By 13 March 2020, the Commission shall, after consulting the Platform, submit a report on the application and the added value of this Decision to the European Parliament, the Council, the European Economic and Social Committee and the Committee of the Regions, and shall propose, where appropriate, necessary amendments. The report shall, in particular, assess to what extent the Platform has contributed to the achievement of the objectives set out in Article 4, fulfilled its mission as set out in Article 5, carried out the activities set out in Article 6 and addressed the priorities set out in its work programmes. The Commission shall submit proposals relating to the functioning of the Platform if appropriate.

Article 13

Addressees

This Decision is addressed to the Member States.

Article 14

Entry into force

This Decision shall enter into force on the day following that of its publication in the Official Journal of the European Union.

Done at Strasbourg, 9 March 2016.

For the European Parliament

The President

M. SCHULZ

For the Council

The President

J.A. HENNIS-PLASSCHAERT


(1)  OJ C 458, 19.12.2014, p. 43.

(2)  OJ C 415, 20.11.2014, p. 37.

(3)  Position of the European Parliament of 2 February 2016 (not yet published in the Official Journal) and decision of the Council of 24 February 2016.

(4)  Council Decision (EU) 2015/1848 of 5 October 2015 on guidelines for the employment policies of the Member States for 2015 (OJ L 268, 15.10.2015, p. 28).

(5)  Regulation (EC) No 45/2001 of the European Parliament and of the Council of 18 December 2000 on the protection of individuals with regard to the processing of personal data by the Community institutions and bodies and on the free movement of such data (OJ L 8, 12.1.2001, p. 1).

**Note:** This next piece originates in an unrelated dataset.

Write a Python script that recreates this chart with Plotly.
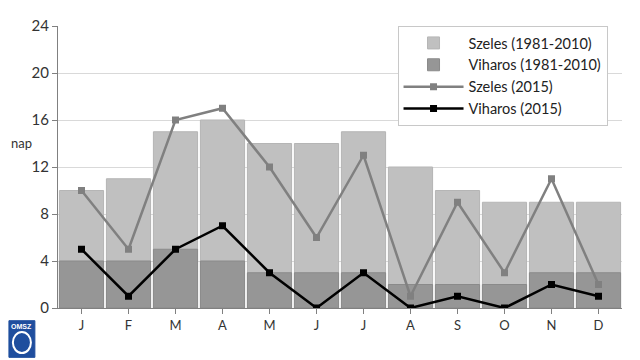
import plotly.graph_objects as go

months = ["J", "F", "M", "A", "M", "J", "J", "A", "S", "O", "N", "D"]
szeles_avg = [10, 11, 15, 16, 14, 14, 15, 12, 10, 9, 9, 9]
viharos_avg = [4, 4, 5, 4, 3, 3, 3, 2, 2, 2, 3, 3]
szeles_2015 = [10, 5, 16, 17, 12, 6, 13, 1, 9, 3, 11, 2]
viharos_2015 = [5, 1, 5, 7, 3, 0, 3, 0, 1, 0, 2, 1]
yticks = [0, 4, 8, 12, 16, 20, 24]

x = list(range(len(months)))

fig = go.Figure()
fig.add_trace(go.Bar(x=x, y=szeles_avg, name="Szeles (1981-2010)",
                     marker=dict(color="#c0c0c0", line=dict(color="#b5b5b5", width=1))))
fig.add_trace(go.Bar(x=x, y=viharos_avg, name="Viharos (1981-2010)",
                     marker=dict(color="#969696", line=dict(color="#8a8a8a", width=1))))
fig.add_trace(go.Scatter(x=x, y=szeles_2015, name="Szeles (2015)", mode="lines+markers",
                         line=dict(color="#808080", width=2.5),
                         marker=dict(symbol="square", size=7, color="#808080")))
fig.add_trace(go.Scatter(x=x, y=viharos_2015, name="Viharos (2015)", mode="lines+markers",
                         line=dict(color="#000000", width=2.5),
                         marker=dict(symbol="square", size=7, color="#000000")))

# page body has an 8px default margin, so the figure is 8px smaller on each side
fig.update_layout(
    width=632, height=352,
    margin=dict(l=50, r=18, t=18, b=52, autoexpand=False),
    paper_bgcolor="white", plot_bgcolor="white",
    barmode="overlay", bargap=0.06,
    font=dict(family="Lato, Liberation Sans, sans-serif", color="#333333", size=13),
    showlegend=True,
    legend=dict(x=0.602, y=1, xanchor="left", yanchor="top",
                bgcolor="white", bordercolor="#c8c8c8", borderwidth=1,
                font=dict(size=14.5, color="#222222"), tracegroupgap=0,
                itemwidth=60),
    xaxis=dict(tickmode="array", tickvals=x, ticktext=months,
               range=[-0.5, 11.5], showgrid=False, showline=True,
               linecolor="#808080", linewidth=1, ticks="outside", ticklen=5,
               tickcolor="#808080", tickson="boundaries", automargin=False,
               tickfont=dict(size=13, color="#333333")),
    yaxis=dict(range=[0, 24], tickvals=yticks, showgrid=True, gridcolor="#d9d9d9",
               gridwidth=1, showline=True, linecolor="#808080", linewidth=1,
               ticks="outside", ticklen=5, tickcolor="#808080", automargin=False,
               tickfont=dict(size=15, color="#333333"), zeroline=False),
    annotations=[
        dict(text="nap", xref="paper", yref="paper", x=-0.087, y=0.585,
             xanchor="left", yanchor="middle", showarrow=False,
             font=dict(size=13, color="#333333")),
        dict(text="<b>OMSZ</b>", xref="paper", yref="paper", x=-0.064, y=-0.065,
             xanchor="center", yanchor="middle", showarrow=False,
             font=dict(size=7, color="white", family="Liberation Sans")),
    ],
    shapes=[
        dict(type="rect", xref="paper", yref="paper", x0=-0.087, x1=-0.041,
             y0=-0.175, y1=-0.045, fillcolor="#1f4e9e", line=dict(color="#1f4e9e", width=1)),
        dict(type="circle", xref="paper", yref="paper", x0=-0.08, x1=-0.048,
             y0=-0.16, y1=-0.085, fillcolor="rgba(0,0,0,0)", line=dict(color="white", width=2)),
    ],
)

fig.write_html("out.html")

(6)  Directive 95/46/EC of the European Parliament and of the Council of 24 October 1995 on the protection of individuals with regard to the processing of personal data and on the free movement of such data (OJ L 281, 23.11.1995, p. 31).

(7)  Regulation (EU) No 1024/2012 of the European Parliament and of the Council of 25 October 2012 on administrative cooperation through the Internal Market Information System and repealing Commission Decision 2008/49/EC (‘the IMI Regulation’) (OJ L 316, 14.11.2012, p. 1).